Sweet whats? Sweet spots, those moments, those glorious moments in records that only you love for (Minnie Ripperton) reasons specific to you. Pharrell Williams of N.E.R.D., The Neptunes and his own fame spoke of such moments on Gilles Peterson’s BBC Radio 1 show, Worldwide, back in July of 2006. For him, it was the matching of Andy Bey’s voice to Gary Bartz’s sax on Celestial Blues that provoked… joy? With that conversation, and its sentiments, in mind comes this column. Please feel free to share your own. There’s always a danger when sharing that that which is shared is diminished. Hopefully not here.
Sweet spots should elicit great emotion; they should prompt private, knowing smiles; they should cause movement, be it in your hips or in your heart. At their best they should improve your moment, your day, your life and endure. Sweet spots are the lovers kissing and parting in the rain on those sonic bridges built by engineers. Thus, they pose the question, hardly worth answering: are they, like beauty, inherent, essential and existing on their own or are they determined by the whims of the listeners’ ear canals? Can one person keep their locks bolted shut to the same sounds that prompt transcendence in another?
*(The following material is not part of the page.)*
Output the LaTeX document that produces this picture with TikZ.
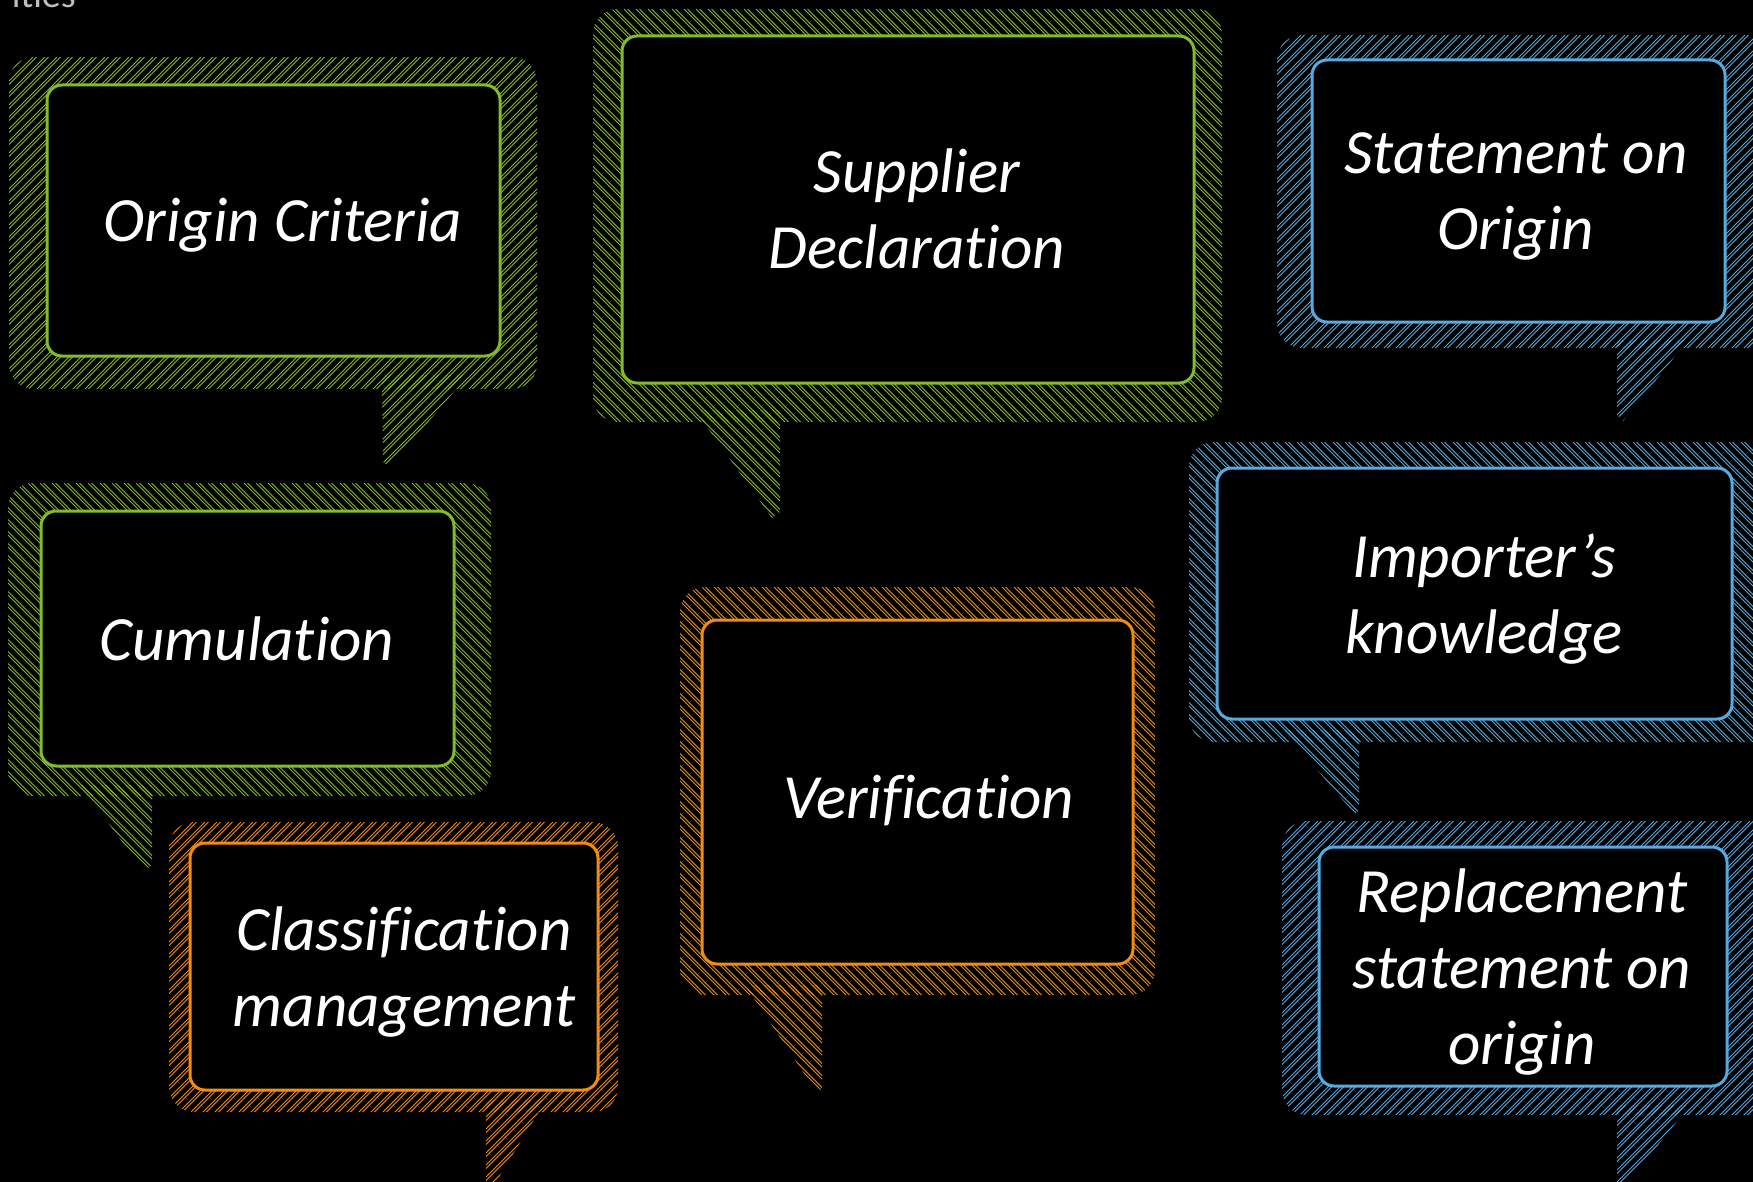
\documentclass[tikz,border=0pt]{standalone}
\usepackage{fontspec}
\setmainfont{Carlito}[Ligatures=NoCommon]
\definecolor{cgreen}{RGB}{130,188,40}
\definecolor{cblue}{RGB}{86,170,224}
\definecolor{corange}{RGB}{240,140,20}
\definecolor{cgrey}{RGB}{190,190,190}
\newcommand\hatchband[6]{% #1 sign, #2 xmin, #3 ymin, #4 xmax, #5 ymax, #6 colour
  \pgfmathsetmacro\hh{#5-#3}%
  \pgfmathsetmacro\xs{#2-\hh}%
  \pgfmathsetmacro\xn{\xs+12}%
  \foreach \xx in {\xs,\xn,...,#4} {%
    \ifnum#1>0
      \draw[hatchline=#6] (\xx,#5) -- ++(\hh,-\hh) ++(3.5,0) -- ++(-\hh,\hh);
    \else
      \draw[hatchline=#6] (\xx,#3) -- ++(\hh,\hh) ++(3.5,0) -- ++(-\hh,-\hh);
    \fi
  }%
}
\tikzset{
  hatchline/.style={draw=#1, line width=0.9pt},
  innerbox/.style={draw=#1, line width=3pt, fill=black, rounded corners=15pt,
    rectangle, inner sep=0pt},
  lbl/.style={text=white, font=\fontsize{63}{76}\selectfont\itshape, align=center, inner sep=0pt},
}
\begin{document}
\begin{tikzpicture}[x=1pt,y=-1pt]
\fill[black] (0,0) rectangle (1753,1182);
\useasboundingbox (0,0) rectangle (1753,1182);

\node[anchor=base east, text=cgrey, font=\fontsize{38}{44}\selectfont, inner sep=0pt] (hdr) at (76,8) {ities};

% ---------- C1 Origin Criteria ----------
\begin{scope}\clip[rounded corners=25pt] (9,57) rectangle (537,389);
\hatchband{1}{9}{57}{537}{467}{cgreen}\end{scope}
\begin{scope}\clip (382,375) -- (468,375) -- (390,467) -- (383,462) -- cycle;
\hatchband{1}{9}{57}{537}{467}{cgreen}\end{scope}
\node[innerbox=cgreen, minimum width=453pt, minimum height=271pt] (b1) at (273.5,220.5) {};
\node[lbl, anchor=base] (t1) at (283,242) {Origin Criteria};

% ---------- C2 Supplier Declaration ----------
\begin{scope}\clip[rounded corners=25pt] (593,9) rectangle (1222,422);
\hatchband{-1}{593}{9}{1222}{518}{cgreen}\end{scope}
\begin{scope}\clip (695,410) -- (780,410) -- (780,512) -- (772,518) -- cycle;
\hatchband{-1}{593}{9}{1222}{518}{cgreen}\end{scope}
\node[innerbox=cgreen, minimum width=572pt, minimum height=347pt] (b2) at (908,209.5) {};
\node[lbl, anchor=base] (t2) at (917,269) {Supplier\\Declaration};

% ---------- C3 Statement on Origin ----------
\begin{scope}\clip[rounded corners=25pt] (1277,35) rectangle (1780,348);
\hatchband{1}{1277}{35}{1780}{421}{cblue}\end{scope}
\begin{scope}\clip (1617,340) -- (1688,340) -- (1623,421) -- (1617,415) -- cycle;
\hatchband{1}{1277}{35}{1780}{421}{cblue}\end{scope}
\node[innerbox=cblue, minimum width=413pt, minimum height=262pt] (b3) at (1518.5,191) {};
\node[lbl, anchor=base] (t3) at (1516,250) {Statement on\\Origin};

% ---------- C4 Importer's knowledge ----------
\begin{scope}\clip[rounded corners=25pt] (1189,442) rectangle (1780,742);
\hatchband{-1}{1189}{442}{1780}{814}{cblue}\end{scope}
\begin{scope}\clip (1283,730) -- (1359,730) -- (1359,810) -- (1355,814) -- cycle;
\hatchband{-1}{1189}{442}{1780}{814}{cblue}\end{scope}
\node[innerbox=cblue, minimum width=515pt, minimum height=251pt] (b4) at (1474.5,593.5) {};
\node[lbl, anchor=base] (t4) at (1484,653) {Importer’s\\knowledge};

% ---------- C5 Replacement statement on origin ----------
\begin{scope}\clip[rounded corners=25pt] (1282,821) rectangle (1780,1115);
\hatchband{1}{1282}{821}{1780}{1190}{cblue}\end{scope}
\begin{scope}\clip (1617,1105) -- (1690,1105) -- (1622,1190) -- (1617,1190) -- cycle;
\hatchband{1}{1282}{821}{1780}{1190}{cblue}\end{scope}
\node[innerbox=cblue, minimum width=408pt, minimum height=239pt] (b5) at (1523,966.5) {};
\node[lbl, anchor=base] (t5) at (1522,1064) {Replacement\\statement on\\origin};

% ---------- C6 Cumulation ----------
\begin{scope}\clip[rounded corners=25pt] (8,483) rectangle (491,796);
\hatchband{-1}{8}{483}{491}{871}{cgreen}\end{scope}
\begin{scope}\clip (80,785) -- (152,785) -- (152,865) -- (144,871) -- cycle;
\hatchband{-1}{8}{483}{491}{871}{cgreen}\end{scope}
\node[innerbox=cgreen, minimum width=413pt, minimum height=255pt] (b6) at (247.5,638.5) {};
\node[lbl, anchor=base] (t6) at (247,660) {Cumulation};

% ---------- C7 Classification management ----------
\begin{scope}\clip[rounded corners=25pt] (169,822) rectangle (618,1112);
\hatchband{1}{169}{822}{618}{1190}{corange}\end{scope}
\begin{scope}\clip (486,1100) -- (546,1100) -- (491,1190) -- (486,1190) -- cycle;
\hatchband{1}{169}{822}{618}{1190}{corange}\end{scope}
\node[innerbox=corange, minimum width=408pt, minimum height=247pt] (b7) at (394,966.5) {};
\node[lbl, anchor=base] (t7) at (404,1026) {Classification\\management};

% ---------- C8 Verification ----------
\begin{scope}\clip[rounded corners=25pt] (680,587) rectangle (1155,995);
\hatchband{-1}{680}{587}{1155}{1093}{corange}\end{scope}
\begin{scope}\clip (745,985) -- (822,985) -- (822,1088) -- (817,1093) -- cycle;
\hatchband{-1}{680}{587}{1155}{1093}{corange}\end{scope}
\node[innerbox=corange, minimum width=431pt, minimum height=344pt] (b8) at (917.5,792) {};
\node[lbl, anchor=base] (t8) at (929,818) {Verification};
\end{tikzpicture}
\end{document}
I don’t recall the first time I heard DJ Shadow’s debut album, Entroducing. I have no doubt I can thank one, or both, of two people responsible for much of my musical education for introducing it to me: my older brother (their primary function, it seems), and the most important, Donal Dineen, a late night DJ on, first Radio Ireland, and then Today FM. But I remember when I listened to it last, and the day before that, and the day before that, and tomorrow. It is one of very few records I can listen to every day for months on end without getting bored, the others being the works of Miles Davis and John Coltrane. It sits in that company.
Entroducing is an extended sweet spot in and of itself, one of which Sting and Trudy would be proud. Listening to that record on a recent late night meander along the banks of the canal where Patrick Kavanagh sat to compose and now sits in repose, I counted a score of sweet spots and had yet to reach the half way mark. But I choose one, or one chose me.
It is a testament to the endurance of this album, over its sixty-five-odd minutes and the last eleven years, that the highest note (to my mind) comes close to the end, the penultimate track in fact, the wondrous What Does Your Soul Look Like (Part 1 – Blue Sky Revisit’. For this writer, the consistent high note running through the record is the drums, who Shadow samples with the sticks and how he uses those samples to add coherence and some semblance of continuity (if any is needed!).
On this particular tune, it’s the sampled drums of one Idris Muhammad which provide that moment of ecstasy, soloing on a track called Joe Splivingates from David Young’s self-titled 1971 album. He opens, does Idris, after some static courtesy of the Alan Parson’s Project, with the most delicate of touches, tickling the hi-hats, beneath (above? alongside?) Jimmy Heath’s tenor sax, and a minute in, after some quietly imploring vocals from Shawn Philips, pauses ponderously, so languid a pause, before pounding the skins, insistently, setting the tempo that will carry for the rest of the tune.
Blue Sky Revisit is a most exquisite example of layers in music, the ethereal, choral like voices that colour the background a mere snippet of a folk tune from The Growing Concern’s Edge of Time. Four minutes in and Shadow encloses the circle, returning to where he began (perhaps in deference to his source material), though not quite. A chink of light spews forth a chewed up piece of cassette tape, which in turn precedes the renewed drum roll and some deft turntablism.
But the magic is to follow, the build up worth the weight. Never much of a fan of turntablism myself, DJ Shadow enlivens it with some soul, scratching in what sounds eerily like a voice, constricted and restrained but almost escaping, and a heart beat, when he magically matches the beat of Idris Muhammad’s drums with that of the scratching. It lasts no more than a few seconds but that takes nothing away from its lasting effects. All of a sudden, the build up, the samples layered atop one another in the preceding five minutes make sense. The clarity of vision and execution is astonishing. It encapsulates, as does the whole album, the life (fantastical) that the mere mention of the word ‘California’ suggests.
For all its acclaim, for all the praise it has received since its release in 1996 up to the latest Amazon reviews, there remains the lingering suspicion that Entroducing is not quite considered as it should be. Perhaps that’s down to Josh Davis’ chosen moniker containing the culturally connotative (negative) ‘DJ’; no doubt being tagged as hip-hop (as Shadow did himself) didn’t help either. Be it hip-hop, be it jazz, be it whatever, it is (for me) a sympathique progression, or accompaniment, or joining of the dots to Coltrane, Miles and the like. A continuation.